Cut taxes, balance the
Surplus is a minus
Newspaper headlines recently declared
that Massachusetts will end fiscal 98 with a surplus of about
$1 billion. Policy makers and opinion leaders are celebrating
this news as if it were manna from heaven a windfall
as we head into election season. Some suggest we return part
of it to taxpayers and use the rest for capital projects,
road repairs and the rainy day fund. Others say we should
return the whole amount to taxpayers.
There is a bigger issue. Suppose
Massachusetts were ending the fiscal year with a billion-dollar
deficit. Would we be thinking only about how to raise the
missing $1 billion? Or would we also be shaking our heads
over how the state managed to get itself into such a fix in
the first place?
There should be as much angst
over big surpluses as there is over big deficits. There isn't,
however. This is because there is a tendency to view government
finance and business finance as based on similar principles.

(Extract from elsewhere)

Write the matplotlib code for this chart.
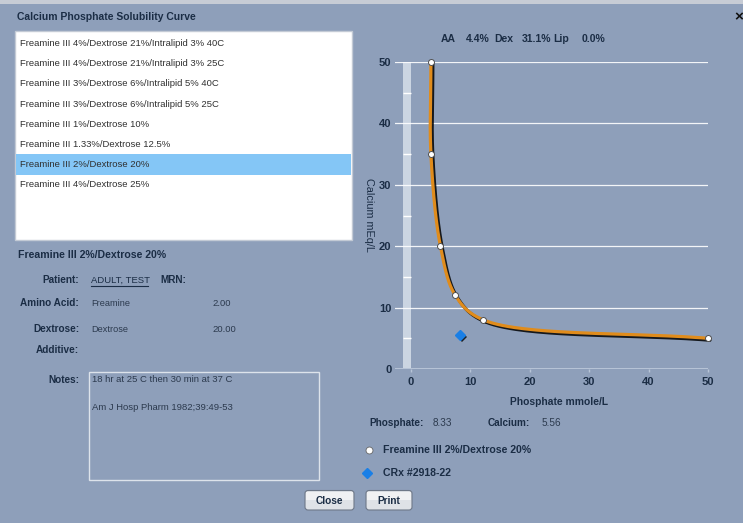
import numpy as np
import matplotlib
matplotlib.use("Agg")
import matplotlib.pyplot as plt
import matplotlib.patheffects as pe
from matplotlib.patches import Rectangle, FancyBboxPatch

plt.rcParams['font.family'] = ['Liberation Sans', 'DejaVu Sans']

# solubility curve points (phosphate mmol/L, calcium mEq/L)
phos = [3.4, 3.4, 5.0, 7.5, 12.2, 50.0]
calc = [50, 35, 20, 12, 8, 5]
# the CRx order
rx_phos = [8.33]
rx_calc = [5.56]

formulas = ["Freamine III 4%/Dextrose 21%/Intralipid 3% 40C",
            "Freamine III 4%/Dextrose 21%/Intralipid 3% 25C",
            "Freamine III 3%/Dextrose 6%/Intralipid 5% 40C",
            "Freamine III 3%/Dextrose 6%/Intralipid 5% 25C",
            "Freamine III 1%/Dextrose 10%",
            "Freamine III 1.33%/Dextrose 12.5%",
            "Freamine III 2%/Dextrose 20%",
            "Freamine III 4%/Dextrose 25%"]
selected = 6
xticks = [0, 10, 20, 30, 40, 50]
yticks = [0, 10, 20, 30, 40, 50]

BG = '#8e9fba'
NAVY = '#1b2d45'
VAL = '#2c3a4e'


def catmull_rom(xs, ys, n=60, alpha=0.5):
    pts = np.column_stack([xs, ys]).astype(float)
    pts = np.vstack([2 * pts[0] - pts[1], pts, 2 * pts[-1] - pts[-2]])
    out = []
    for i in range(len(pts) - 3):
        p0, p1, p2, p3 = pts[i:i + 4]
        t0 = 0.0
        t1 = t0 + np.linalg.norm(p1 - p0) ** alpha
        t2 = t1 + np.linalg.norm(p2 - p1) ** alpha
        t3 = t2 + np.linalg.norm(p3 - p2) ** alpha
        t = np.linspace(t1, t2, n)[:, None]
        a1 = (t1 - t) / (t1 - t0) * p0 + (t - t0) / (t1 - t0) * p1
        a2 = (t2 - t) / (t2 - t1) * p1 + (t - t1) / (t2 - t1) * p2
        a3 = (t3 - t) / (t3 - t2) * p2 + (t - t2) / (t3 - t2) * p3
        b1 = (t2 - t) / (t2 - t0) * a1 + (t - t0) / (t2 - t0) * a2
        b2 = (t3 - t) / (t3 - t1) * a2 + (t - t1) / (t3 - t1) * a3
        out.append((t2 - t) / (t2 - t1) * b1 + (t - t1) / (t2 - t1) * b2)
    c = np.vstack(out)
    return c[:, 0], c[:, 1]


W, H = 743, 523
fig = plt.figure(figsize=(W / 100, H / 100), dpi=100, facecolor=BG)

# ---- dialog chrome, in pixel coords ----
ui = fig.add_axes([0, 0, 1, 1], zorder=0)
ui.set_xlim(0, W)
ui.set_ylim(H, 0)
ui.axis('off')
ui.add_patch(Rectangle((0, 0), W, 4, color='#c7ccd5', lw=0))

ui.text(17, 17, "Calcium Phosphate Solubility Curve", fontsize=7.5, fontweight='bold',
        color=NAVY, va='center')
ui.text(739, 17, "\u00d7", fontsize=11, fontweight='bold', color='#111111', va='center', ha='center')

# list box
ui.add_patch(Rectangle((15, 31), 337, 209, facecolor='white', edgecolor='#c3cad5', lw=1))
ui.add_patch(Rectangle((16, 154), 335, 21, facecolor='#84c6f6', lw=0))
for i, name in enumerate(formulas):
    ui.text(20, 43.5 + 20.2 * i, name, fontsize=6.8, color='#303030', va='center')

ui.text(18, 255, formulas[selected], fontsize=7.6, fontweight='bold', color=NAVY, va='center')

labels = ["Patient:", "Amino Acid:", "Dextrose:", "Additive:", "Notes:"]
label_y = [280, 303, 329, 350, 380]
for lab, y in zip(labels, label_y):
    ui.text(79, y, lab, fontsize=7.2, fontweight='bold', color=NAVY, va='center', ha='right')

ui.text(91, 280, "ADULT, TEST", fontsize=6.8, color=NAVY, va='center')
ui.plot([91, 148], [285.5, 285.5], color=NAVY, lw=0.8)
ui.text(160, 280, "MRN:", fontsize=7.2, fontweight='bold', color=NAVY, va='center')
ui.text(91, 303, "Freamine", fontsize=6.6, color=VAL, va='center')
ui.text(212, 303, "2.00", fontsize=6.8, color=VAL, va='center')
ui.text(91, 329, "Dextrose", fontsize=6.6, color=VAL, va='center')
ui.text(212, 329, "20.00", fontsize=6.8, color=VAL, va='center')

ui.add_patch(Rectangle((89, 372), 230, 108, facecolor='none', edgecolor='#dde3eb', lw=1))
ui.text(92, 380, "18 hr at 25 C then 30 min at 37 C", fontsize=6.8, color=VAL, va='center')
ui.text(92, 407, "Am J Hosp Pharm 1982;39:49-53", fontsize=6.8, color=VAL, va='center')

for (x0, x1, lab) in [(305, 354, "Close"), (366, 412, "Print")]:
    ui.add_patch(FancyBboxPatch((x0, 490.5), x1 - x0, 19.5, boxstyle="round,pad=0,rounding_size=3",
                                facecolor='#dfe2e7', edgecolor='#6e7888', lw=0.8))
    ui.add_patch(Rectangle((x0 + 1, 491.5), x1 - x0 - 2, 8, facecolor='#f0f1f3', lw=0))
    ui.text((x0 + x1) / 2, 500.5, lab, fontsize=7.3, fontweight='bold', color=NAVY,
            va='center', ha='center')

# chart header
for x, s in [(441, "AA"), (466, "4.4%"), (494, "Dex"), (522, "31.1%"), (553, "Lip"), (582, "0.0%")]:
    ui.text(x, 39, s, fontsize=7.5, fontweight='bold', color=NAVY, va='center')

# values + legend under the chart
ui.text(369, 423, "Phosphate:", fontsize=7.2, fontweight='bold', color=NAVY, va='center')
ui.text(433, 423, "%.2f" % rx_phos[0], fontsize=7.2, color=VAL, va='center')
ui.text(488, 423, "Calcium:", fontsize=7.2, fontweight='bold', color=NAVY, va='center')
ui.text(542, 423, "%.2f" % rx_calc[0], fontsize=7.2, color=VAL, va='center')

ui.plot([369], [450], marker='o', ms=5, mfc='white', mec='#666666', mew=0.6, ls='none')
ui.text(383, 450, formulas[selected], fontsize=7.6, fontweight='bold', color=NAVY, va='center')
ui.plot([367], [473], marker='D', ms=5, color='#1a7fe6', ls='none')
ui.text(383, 473, "CRx #2918-22", fontsize=7.6, fontweight='bold', color=NAVY, va='center')

# ---- chart ----
L, R, T, B = 395, 708, 62, 369
ax = fig.add_axes([L / W, (H - B) / H, (R - L) / W, (B - T) / H], zorder=1)
ax.patch.set_alpha(0)
x0px = 410.7
ax.set_xlim(-(x0px - L) / ((R - x0px) / 50), 50)
ax.set_ylim(0, 50)
for s in ax.spines.values():
    s.set_visible(False)

ax.axvspan(-1.25, 0, color='#cbd5e2', lw=0, zorder=0)
ax.hlines(np.arange(5, 50, 10), -1.25, 0, color='white', lw=1, zorder=1)
ax.set_yticks(yticks)
ax.set_xticks(xticks)
ax.grid(axis='y', color='white', lw=0.9, alpha=0.9)
ax.axhline(0, color='#b7c4d7', lw=1.4, zorder=2)
ax.tick_params(axis='y', length=0, pad=2.5, labelsize=8, labelcolor=NAVY)
ax.tick_params(axis='x', length=2.5, width=1, color='#b7c4d7', pad=3.5, labelsize=8, labelcolor=NAVY)
for lab in ax.get_xticklabels() + ax.get_yticklabels():
    lab.set_fontweight('bold')

ax.set_ylabel("Calcium mEq/L", rotation=270, va='center', ha='center', fontsize=7.8, color=NAVY)
ax.yaxis.set_label_coords((369 - L) / (R - L), (B - 215) / (B - T))
ax.set_xlabel("Phosphate mmole/L", fontsize=7.4, fontweight='bold', color=NAVY, va='center')
ax.xaxis.set_label_coords((559 - L) / (R - L), (B - 402) / (B - T))

cx, cy = catmull_rom(phos, calc)
ax.plot(cx, cy, color='#e08c1c', lw=2.3, solid_capstyle='round', clip_on=False, zorder=3,
        path_effects=[pe.SimpleLineShadow(offset=(1.4, -1.4), shadow_color='black', alpha=0.85),
                      pe.Normal()])
ax.plot(phos, calc, ls='none', marker='o', ms=4.3, mfc='white', mec='#505050', mew=0.7,
        clip_on=False, zorder=4)
ax.plot(rx_phos, rx_calc, ls='none', marker='D', ms=5, color='#1a7fe6', zorder=4,
        path_effects=[pe.SimplePatchShadow(offset=(1.3, -1.3), shadow_rgbFace='black', alpha=0.8),
                      pe.Normal()])

fig.savefig("out.png", dpi=100, facecolor=BG)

In business, deficits (losses) are a sign of failure and surpluses
(profits) a sign of success.
The same is not true of government.
The goal of government is not to make a surplus but to determine
how much to tax and spend. When a business makes a profit,
it is because it held down costs and sold a good product.
When government runs a surplus it is because it mistakenly
took money that, by its own reckoning, would have been better
left in taxpayers' pockets.
Because expenditures and revenues
depend in part on the economy and other circumstances not
directly controlled by government, it is not possible to balance
government budgets exactly. But the goal is to come as close
as possible, avoiding large, persistent surpluses as well
as large, persistent deficits.
Let's suppose that the Massachusetts
legislature passes a budget that funds $19 billion in programs
for the forthcoming fiscal year. By doing so, it makes a decision
that the funded government programs are more valuable than
(1) what taxpayers themselves would use the money for and
(2) other government programs that might have been funded
instead. There is no profit motive at work here. The Legislature
simply makes tradeoffs, for which it is or should be
held politically and financially accountable.
If the state budgets $19 billion
in spending for the forthcoming fiscal year but ends up collecting
$20 billion in revenue, it has collected $1 billion too much.
If it keeps that extra $1 billion (to fund new or special
needs) then it misrepresented its needs in the original budget.
On the other hand, if it didn't intend to collect the extra
$1 billion, then it should return that amount, with interest,
to the taxpayers.
Otherwise, government is guilty
of a double standard. If a taxpayer reveals on April 15 that
he has underpaid his taxes, he is liable for a penalty. If,
on the other hand, the state government reveals at the end
of the fiscal year that it has overcharged taxpayers, it doesn't
have to pay back one cent as long as it can spend the money
on some project or stash it in some fund.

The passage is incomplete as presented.